Von Wieland Bögel, Vaterstetten

Warum für etwas zahlen, was man auch umsonst bekommt? So lautet im Kern die Kritik von Günter Glier an der von der Gemeinde Vaterstetten geplanten Umgehungsstraße. Sein Ansatz ist, dass die Umfahrung in der geplanten Form durch den anstehenden Umbau des Autobahnkreuzes unnötig würde, das frei werdende Geld könnte die Gemeinde dann in andere Projekte investieren.

Dass Vaterstetten auf die Umfahrung Weißenfeld-Parsdorf verzichten sollte, ist keine ganz neue Forderung Gliers, es ist eher sein "ceterum censeo". Zwar sind auch die Grünen, deren Ortsvorstand Glier angehört, gegen den Bau der Straße (siehe Kasten), er hat darüber hinaus auch eine Bürgeriniative initiiert.
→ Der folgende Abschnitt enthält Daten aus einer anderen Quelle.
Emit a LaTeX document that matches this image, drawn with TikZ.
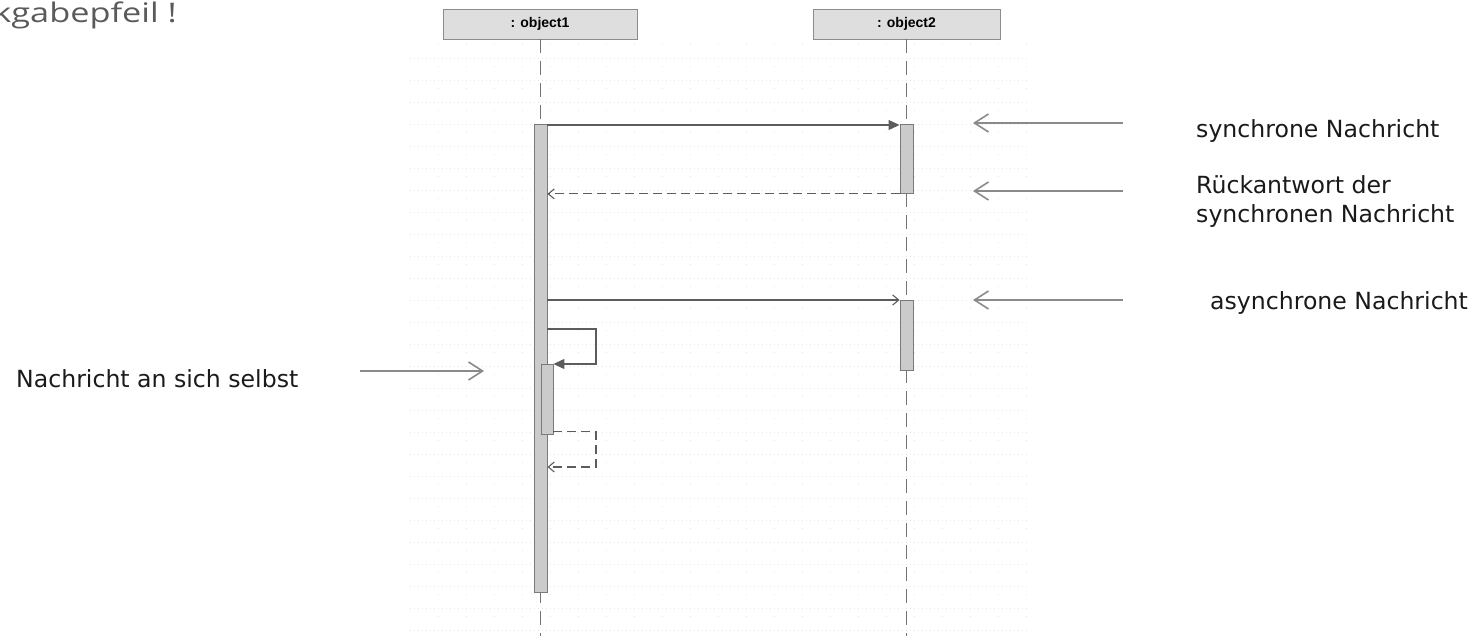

Der Name ist Programm: "Verkehr auf kurzen Wegen" heißt die Initiative, der neben Glier auch seine Mit-Vorständin bei den Grünen, Monika Kalberlah angehört. Bei einem Pressegespräch, wenige Tage nach dem die Regierung von Oberbayern im Planfeststellungsverfahren die Trasse genehmigt hat, stellten sie nun vor, wie es weitergehen könnte.

Klagen könne er gegen die Planfestestellung nicht, so Glier, er sei schließlich nicht direkt betroffen. Er schließt aber auch nicht aus, dass einige der Landwirte im Vaterstettener Norden diesen Weg gehen werden, denen die Besitzeinweisung droht. Diese ist zwar keine Enteignung - das Wort war in der Vergangenheit in Zusammenhang mit der Umfahrung oft gefallen - sondern eine Art Zwangsverkauf, an dem laut Glier die jetzigen Eigentümer der Grundstücke aber kein Interesse haben. Glier hält es durchaus für möglich, dass der Bau der Straße an solchen Klagen scheitern könnte - oder diese in ein teures Stückwerk verwandelt.

Hintergrund ist eine vor gut zehn Jahren mit dem Investor des Gewerbegebietes Parsdorf II abgeschlossene Vereinbarung. Dieser beteiligt sich an der Umfahrung mit einem Betrag von 4,5 Millionen Euro, allerdings nur, wenn die Straße bis Ende 2023 fertig ist. Genauer: Der Abschnitt rund um Parsdorf. Diesen will die Gemeinde nun zuerst fertigstellen lassen. Ob danach der Abschnitt für Weißenfeld gebaut wird, bezweifeln inzwischen nicht mehr nur Glier und seine Bürgerinitiative oder die Grünen. Auch unter den Befürwortern der Umfahrung wird eine Pause zwischen den beiden Bauabschnitten nicht mehr ausgeschlossen, allerdings stets verbunden mit dem Hinweis, irgendwann werde das Projekt schon komplettiert.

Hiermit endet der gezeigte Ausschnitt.